Now to be fair, her anatomy at least isn’t all that terrible. She’s got a moderate case of sphere-boob, and given the width of her hips, her waist is improbably narrow. (It’s not impossible, but in many people it would require a certain degree of corseting to achieve.) In fact, her anatomy is actually less improbable than some of the goddesses who wear more clothing (I’m looking at you, Aphrodite!). Though now that I mention it, “goddesses who wear more clothing” is still setting the bar depressingly low.

Despite being generally okay in terms of non-distorted anatomy, it’s hard to deny that the rest of her design conveys nothing but “sexy fire girl”. The “tattoos” on her shoulders point RIGHT AT her creepy nippleless breasts, and the “tattoos” on her thighs draw attention to the fact that YUP she is TOTES NAKED. But really, it’s fine, because she has a Barbie-doll crotch, and, you know, fire. Right? Except for the fact that her quotes only emphasize that she is meant to be seen as a sexual character that you could totes have sex with, because she is WAY HOT:

Sol-quotes

“Let’s make it hot”? “Oh I look hot… If I do say so myself”? “If you play with fire it enjoys it”? Seriously, the last one is just kind of creepy, not to mention awkwardly worded. Can’t they hire an editor to vet their creepy innuendos? Ugh.

And now the Gender-swap

So my mission was clear. Gender-swap Sol. Which I knew, even with her complete lack of clothing, was going to be a challenge:

Sol-genderswap

First, you’ll note that I gave male-Sol a g-string. That’s pretty much entirely because game studios are dominated by the sorts of dudes who have no trouble having a naked female character in their game, but a naked man? With full frontal nudity? Well they can’t have any of that, because that would make them gay. Because REASONS. Or cooties. Or something.

So right off the bat, male-Sol winds up losing a lot of the punch that female-Sol has. But even without the g-string, I think male-Sol still would have lost a lot in translation. The original portrait of female-Sol is intentionally in what I call “boob perspective”, to emphasize her, uh, feminine attributes. You still get a little of that, what with male-Sol’s junk being thrust toward the viewer, but a lot of the objectification inherent in the camera angle gets lost, since male-Sol doesn’t have breasts to be emphasized by that perspective.

There’s also the issue that, unfortunately, in our culture there are a lot of shitty gendered assumptions surrounding nudity. For female-Sol, being posed in this manner from this perspective combined with her nudity, the implication is that she is sexually available and is being presented for the enjoyment of a (presumed) straight male viewer. Because we don’t have the same assumptions surrounding men, male-Sol, ridiculous g-string and all, doesn’t convey the same level of sexual availability.
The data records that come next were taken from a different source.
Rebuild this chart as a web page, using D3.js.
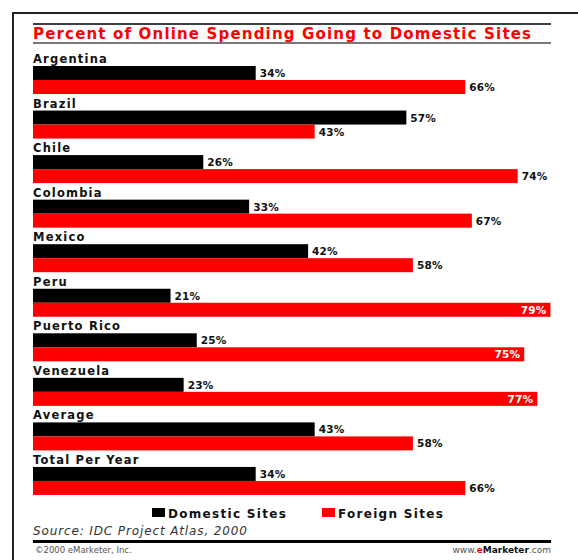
<!DOCTYPE html>
<html>
<head>
<meta charset="utf-8">
<script src="https://cdn.jsdelivr.net/npm/d3@7"></script>
<style>
    body { margin: 0; background: #fff; }
    svg { display: block; }
</style>
</head>
<body>
<svg id="chart"></svg>
<script>
const countries = ['Argentina', 'Brazil', 'Chile', 'Colombia', 'Mexico', 'Peru',
    'Puerto Rico', 'Venezuela', 'Average', 'Total Per Year'];
const domestic = [34, 57, 26, 33, 42, 21, 25, 23, 43, 34];
const foreign = [66, 43, 74, 67, 58, 79, 75, 77, 58, 66];
const seriesNames = ['Domestic Sites', 'Foreign Sites'];

const width = 578, height = 560;
const svg = d3.select('#chart').attr('width', width).attr('height', height);
const font = '"DejaVu Sans", Verdana, sans-serif';

// frame (top + left only)
svg.append('line').attr('x1', 12).attr('x2', width).attr('y1', 13).attr('y2', 13)
    .attr('stroke', '#222').attr('stroke-width', 2);
svg.append('line').attr('x1', 13).attr('x2', 13).attr('y1', 12).attr('y2', height)
    .attr('stroke', '#222').attr('stroke-width', 2);

// title block
svg.append('line').attr('x1', 33).attr('x2', 551).attr('y1', 24).attr('y2', 24)
    .attr('stroke', '#000').attr('stroke-width', 1.5);
svg.append('line').attr('x1', 33).attr('x2', 551).attr('y1', 43).attr('y2', 43)
    .attr('stroke', '#777').attr('stroke-width', 2);
svg.append('text')
    .attr('x', 33).attr('y', 39)
    .attr('font-family', font).attr('font-weight', 'bold').attr('font-size', 15)
    .attr('fill', '#ff0000')
    .attr('textLength', 498).attr('lengthAdjust', 'spacing')
    .text('Percent of Online Spending Going to Domestic Sites');

let xScale = d3.scaleLinear().domain([0, 100]).range([33, 33 + 655]);
let yScale = d3.scaleBand().domain(countries).range([66, 66 + 44.55 * countries.length]);
const barH = 14;

let groups = svg.selectAll('g.country')
    .data(countries)
    .enter().append('g')
    .attr('class', 'country')
    .attr('transform', d => `translate(0, ${yScale(d)})`);

groups.append('text')
    .attr('x', 33).attr('y', -3)
    .attr('font-family', font).attr('font-weight', 'bold').attr('font-size', 11.5)
    .attr('letter-spacing', 1.2)
    .attr('fill', '#111')
    .text(d => d);

groups.append('rect')
    .attr('x', xScale(0)).attr('y', 0)
    .attr('width', (d, i) => xScale(domestic[i]) - xScale(0))
    .attr('height', barH)
    .attr('fill', '#000');

groups.append('rect')
    .attr('x', xScale(0)).attr('y', barH)
    .attr('width', (d, i) => xScale(foreign[i]) - xScale(0))
    .attr('height', barH)
    .attr('fill', '#ff0000');

groups.append('text')
    .attr('x', (d, i) => xScale(domestic[i]) + 4).attr('y', 11)
    .attr('font-family', font).attr('font-weight', 'bold').attr('font-size', 10.5)
    .attr('letter-spacing', 0.2)
    .attr('fill', '#111')
    .text((d, i) => domestic[i] + '%');

groups.append('text')
    .attr('x', (d, i) => foreign[i] >= 75 ? xScale(foreign[i]) - 4 : xScale(foreign[i]) + 4)
    .attr('y', barH + 11)
    .attr('text-anchor', (d, i) => foreign[i] >= 75 ? 'end' : 'start')
    .attr('font-family', font).attr('font-weight', 'bold').attr('font-size', 10.5)
    .attr('letter-spacing', 0.2)
    .attr('fill', (d, i) => foreign[i] >= 75 ? '#fff' : '#111')
    .text((d, i) => foreign[i] + '%');

// legend
const legend = [
    { name: seriesNames[0], color: '#000', x: 152 },
    { name: seriesNames[1], color: '#ff0000', x: 322 }
];
let lg = svg.selectAll('g.legend').data(legend).enter().append('g')
    .attr('class', 'legend')
    .attr('transform', d => `translate(${d.x}, 508)`);
lg.append('rect').attr('width', 13).attr('height', 9).attr('fill', d => d.color);
lg.append('text')
    .attr('x', 16).attr('y', 9.5)
    .attr('font-family', font).attr('font-weight', 'bold').attr('font-size', 12)
    .attr('letter-spacing', 1.3)
    .attr('fill', '#111')
    .text(d => d.name);

// source
svg.append('text')
    .attr('x', 33).attr('y', 535)
    .attr('font-family', font).attr('font-style', 'italic').attr('font-size', 12)
    .attr('fill', '#333')
    .attr('textLength', 214).attr('lengthAdjust', 'spacing')
    .text('Source: IDC Project Atlas, 2000');

// footer
svg.append('line').attr('x1', 33).attr('x2', 551).attr('y1', 541.5).attr('y2', 541.5)
    .attr('stroke', '#000').attr('stroke-width', 3);
svg.append('text')
    .attr('x', 35).attr('y', 553)
    .attr('font-family', font).attr('font-size', 8.5)
    .attr('fill', '#555')
    .text('©2000 eMarketer, Inc.');
let www = svg.append('text')
    .attr('x', 551).attr('y', 553)
    .attr('text-anchor', 'end')
    .attr('font-family', font).attr('font-size', 9)
    .attr('fill', '#555');
www.append('tspan').text('www.');
www.append('tspan').attr('fill', '#ff0000').attr('font-weight', 'bold').text('e');
www.append('tspan').attr('fill', '#111').attr('font-weight', 'bold').text('Marketer');
www.append('tspan').text('.com');
</script>
</body>
</html>
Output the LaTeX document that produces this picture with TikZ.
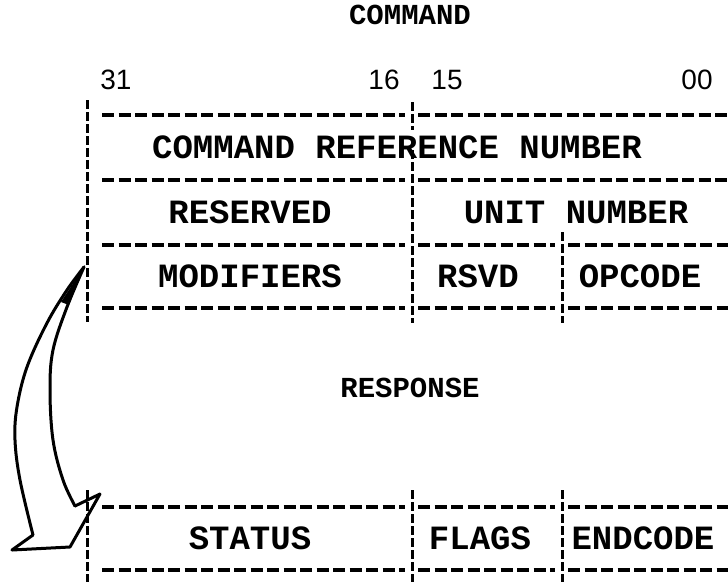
\documentclass[tikz,border=0pt]{standalone}
\usepackage{fontspec}
\setmainfont{Liberation Mono}
\newfontfamily\numfont{Liberation Sans}
\begin{document}
\begin{tikzpicture}[x=1pt,y=-1pt,
  hdash/.style={line width=3.5pt, dash pattern=on 12pt off 4.5pt},
  vbar/.style={line width=3pt, dash pattern=on 9pt off 3pt},
  cell/.style={font=\fontsize{34}{34}\selectfont\bfseries, inner sep=0pt, anchor=center},
  ttl/.style={font=\fontsize{29}{29}\selectfont\bfseries, inner sep=0pt},
  num/.style={font=\fontsize{28}{28}\selectfont\numfont, inner sep=0pt},
  arrowline/.style={line width=3pt, line join=round, line cap=round},
]
\useasboundingbox (0,0) rectangle (728,582);

% titles and bit numbers
\node[ttl] (tcmd) at (410,15) {COMMAND};
\node[num] (b31) at (116,80) {31};
\node[num] (b16) at (384,80) {16};
\node[num] (b15) at (447,80) {15};
\node[num] (b00) at (697,80) {00};

% command texts
\node[cell] (crn) at (397,147) {COMMAND REFERENCE NUMBER};
\node[cell] (res) at (250,212) {RESERVED};
\node[cell] (unit) at (576,212) {UNIT NUMBER};
\node[cell] (mod) at (250,276) {MODIFIERS};
\node[cell] (rsvd) at (478,276) {RSVD};
\node[cell] (opc) at (640,276) {OPCODE};

% response texts
\node[ttl] (tresp) at (410,388) {RESPONSE};
\node[cell] (stat) at (250,538) {STATUS};
\node[cell] (flags) at (480,538) {FLAGS};
\node[cell] (endc) at (643,538) {ENDCODE};

% horizontal dashed rules (command)
\foreach \y in {115,180} {
  \draw[hdash] (102,\y) -- (405,\y);
  \draw[hdash] (418,\y) -- (728,\y);
}
\foreach \y in {245,308,507,570} {
  \draw[hdash] (102,\y) -- (405,\y);
  \draw[hdash] (418,\y) -- (555,\y);
  \draw[hdash] (568,\y) -- (728,\y);
}

% vertical broken bars
\draw[vbar] (87,100) -- (87,322);
\draw[vbar] (412,102) -- (412,130);
\draw[vbar] (412,150) -- (412,323);
\draw[vbar] (562,232) -- (562,323);
\draw[vbar] (87,490) -- (87,582);
\draw[vbar] (412,490) -- (412,582);
\draw[vbar] (562,490) -- (562,582);

% hollow curved arrow
\coordinate (atop) at (84,267);
\coordinate (aout) at (33,535);
\coordinate (ain) at (75,506);
\coordinate (barbL) at (12,550);
\coordinate (tip) at (70,547);
\coordinate (barbR) at (100,494);
\draw[arrowline] plot[smooth, tension=0.6] coordinates {(atop) (67,290) (47,323) (27,367) (17,407) (15,440) (20,480) (aout)};
\draw[arrowline] plot[smooth, tension=0.6] coordinates {(atop) (67,307) (53,350) (50,390) (53,440) (63,480) (ain)};
\draw[arrowline] (aout) -- (barbL) -- (tip) -- (barbR) -- (ain);
\fill (85,265) -- (61,302) -- (69,305) -- cycle;
\end{tikzpicture}
\end{document}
And yet, had male-Sol actually been put forward as a character design by the developers as a new character, doubtless there would be hoards of gamers decrying the design for being too gay, or for pandering to women, or any other number of homophobic and/or misogynist reasons. Character designs that cater to the straight male gaze in games are A-okay, but heaven forfend if someone actually attempts to cater to the the gaze of people who are attracted to men. Because at the heart of it, things that present men in ways that are objectifying threaten the sexist assumption that men are people and women are sexual objects, and not the other way around.